# What this task involves
Take the listing from its first line through the line that contains "var yTicks = [0, 20, 40, 60, 80, 100];" and please retype those lines exactly, leaving out the pictures.
______
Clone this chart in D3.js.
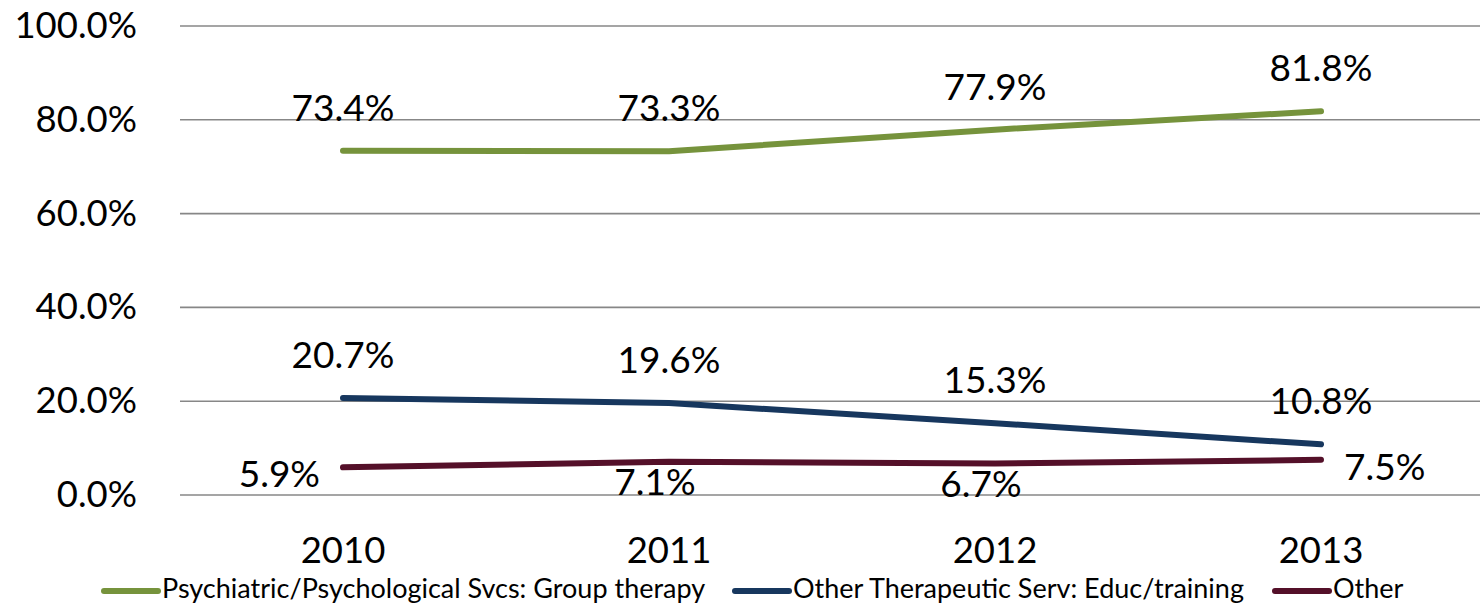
<!DOCTYPE html>
<html>
<head>
<meta charset="utf-8">
<script src="https://cdn.jsdelivr.net/npm/d3@7"></script>
<style>
  body { margin: 0; background: #fff; }
  svg text { font-family: Lato, "Open Sans", sans-serif; fill: #000; }
</style>
</head>
<body>
<svg id="chart" width="1480" height="606"></svg>
<script>
var years = ["2010", "2011", "2012", "2013"];
var seriesNames = ["Psychiatric/Psychological Svcs: Group therapy",
                   "Other Therapeutic Serv: Educ/training",
                   "Other"];
var groupTherapy = [73.4, 73.3, 77.9, 81.8];
var educTraining = [20.7, 19.6, 15.3, 10.8];
var other = [5.9, 7.1, 6.7, 7.5];
var yTicks = [0, 20, 40, 60, 80, 100];

var colors = ["#76933c", "#17375e", "#541029"];
// where each data label sits relative to its point
var labelPlace = [
  ["above", "above", "above", "above"],
  ["above", "above", "above", "above"],
  ["left", "below", "below", "right"]
];

var series = [groupTherapy, educTraining, other].map(function(vals, i) {
  return {name: seriesNames[i], color: colors[i], place: labelPlace[i],
          values: vals.map(function(v, j) { return {year: years[j], v: v}; })};
});

var svg = d3.select("#chart");
var plotL = 180, plotR = 1484, plotT = 26, plotB = 495;

var x = d3.scalePoint().domain(years).range([plotL, plotR]).padding(0.5);
var y = d3.scaleLinear().domain([0, 100]).range([plotB, plotT]);

// gridlines
svg.append("g").selectAll("line")
  .data(yTicks)
  .enter().append("line")
    .attr("x1", plotL).attr("x2", 1480)
    .attr("y1", function(d) { return y(d); })
    .attr("y2", function(d) { return y(d); })
    .style("stroke", "#878787")
    .style("stroke-width", 1.6);

// y axis labels
svg.append("g").selectAll("text")
  .data(yTicks)
  .enter().append("text")
    .attr("x", 137)
    .attr("y", function(d) { return y(d) + 12; })
    .attr("text-anchor", "end")
    .style("font-size", "36.5px")
    .text(function(d) { return d.toFixed(1) + "%"; });

// x axis labels
svg.append("g").selectAll("text")
  .data(years)
  .enter().append("text")
    .attr("x", function(d) { return x(d); })
    .attr("y", 563)
    .attr("text-anchor", "middle")
    .style("font-size", "36.5px")
    .text(function(d) { return d; });

var line = d3.line()
  .x(function(d) { return x(d.year); })
  .y(function(d) { return y(d.v); });

svg.append("g").selectAll("path")
  .data(series)
  .enter().append("path")
    .attr("d", function(d) { return line(d.values); })
    .style("fill", "none")
    .style("stroke", function(d) { return d.color; })
    .style("stroke-width", 6)
    .style("stroke-linecap", "round")
    .style("stroke-linejoin", "round");

// data labels
series.forEach(function(s) {
  svg.append("g").selectAll("text")
    .data(s.values)
    .enter().append("text")
      .style("font-size", "37px")
      .attr("text-anchor", function(d, i) {
        var p = s.place[i];
        return p == "left" ? "end" : p == "right" ? "start" : "middle";
      })
      .attr("x", function(d, i) {
        var p = s.place[i], px = x(d.year);
        if (p == "left") return px - 23;
        if (p == "right") return px + 23;
        if (p == "below") return px - 14;
        return px;
      })
      .attr("y", function(d, i) {
        var p = s.place[i], py = y(d.v);
        if (p == "above") return py - 30;
        if (p == "below") return py + 33;
        return py + 20;
      })
      .text(function(d) { return d.v.toFixed(1) + "%"; });
});

// legend
var legendX = [104, 735, 1275];
var legend = svg.append("g").selectAll("g")
  .data(series)
  .enter().append("g")
    .attr("transform", function(d, i) { return "translate(" + legendX[i] + ",591)"; });
legend.append("line")
  .attr("x1", 0).attr("x2", 54)
  .style("stroke", function(d) { return d.color; })
  .style("stroke-width", 6)
  .style("stroke-linecap", "round");
legend.append("text")
  .attr("x", 58)
  .attr("y", 7)
  .style("font-size", "27px")
  .text(function(d) { return d.name; });
</script>
</body>
</html>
______
# Result for this exercise
Clone this chart in D3.js.
<!DOCTYPE html>
<html>
<head>
<meta charset="utf-8">
<script src="https://cdn.jsdelivr.net/npm/d3@7"></script>
<style>
  body { margin: 0; background: #fff; }
  svg text { font-family: Lato, "Open Sans", sans-serif; fill: #000; }
</style>
</head>
<body>
<svg id="chart" width="1480" height="606"></svg>
<script>
var years = ["2010", "2011", "2012", "2013"];
var seriesNames = ["Psychiatric/Psychological Svcs: Group therapy",
                   "Other Therapeutic Serv: Educ/training",
                   "Other"];
var groupTherapy = [73.4, 73.3, 77.9, 81.8];
var educTraining = [20.7, 19.6, 15.3, 10.8];
var other = [5.9, 7.1, 6.7, 7.5];
var yTicks = [0, 20, 40, 60, 80, 100];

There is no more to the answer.